REPPARE (REevaluating the Pandemic Preparedness And REsponse agenda) involves a multidisciplinary team convened by the University of Leeds
Garrett W. Brown
Garrett Wallace Brown is Chair of Global Health Policy at the University of Leeds. He is Co-Lead of the Global Health Research Unit and will be the Director of a new WHO Collaboration Centre for Health Systems and Health Security. His research focuses on global health governance, health financing, health system strengthening, health equity, and estimating the costs and funding feasibility of pandemic preparedness and response. He has conducted policy and research collaborations in global health for over 25 years and has worked with NGOs, governments in Africa, the DHSC, the FCDO, the UK Cabinet Office, WHO, G7, and G20.
David Bell
David Bell is a clinical and public health physician with a PhD in population health and background in internal medicine, modeling and epidemiology of infectious disease. Previously, he was Director of the Global Health Technologies at Intellectual Ventures Global Good Fund in the USA, Programme Head for Malaria and Acute Febrile Disease at the Foundation for Innovative New Diagnostics (FIND) in Geneva, and worked on infectious diseases and coordinated malaria diagnostics strategy at the World Health Organization. He has worked for 20 years in biotech and international public health, with over 120 research publications. David is based in Texas, USA.
Blagovesta Tacheva
Blagovesta Tacheva is a REPPARE Research Fellow in the School of Politics and International Studies at the University of Leeds.
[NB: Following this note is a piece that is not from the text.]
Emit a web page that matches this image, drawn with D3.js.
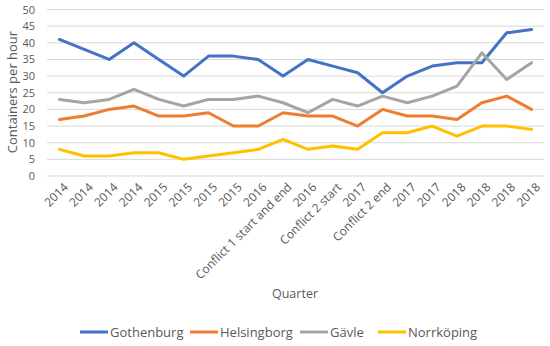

She has a PhD in International Relations with expertise in global institutional design, international law, human rights, and humanitarian response. Recently, she has conducted WHO collaborative research on pandemic preparedness and response cost estimates and the potential of innovative financing to meet a portion of that cost estimate. Her role on the REPPARE team will be to examine current institutional arrangements associated with the emerging pandemic preparedness and response agenda and to determine its appropriateness considering identified risk burden, opportunity costs and commitment to representative / equitable decision-making.
Jean Merlin von Agris
Jean Merlin von Agris is a REPPARE funded PhD student at the School of Politics and International Studies at the University of Leeds. He has a Master’s degree in development economics with a special interest in rural development. Recently, he has focused on researching the scope and effects of non-pharmaceutical interventions during the Covid-19 pandemic. Within the REPPARE project, Jean will focus on assessing the assumptions and the robustness of evidence-bases underpinning the global pandemic preparedness and response agenda, with a particular focus on implications for wellbeing.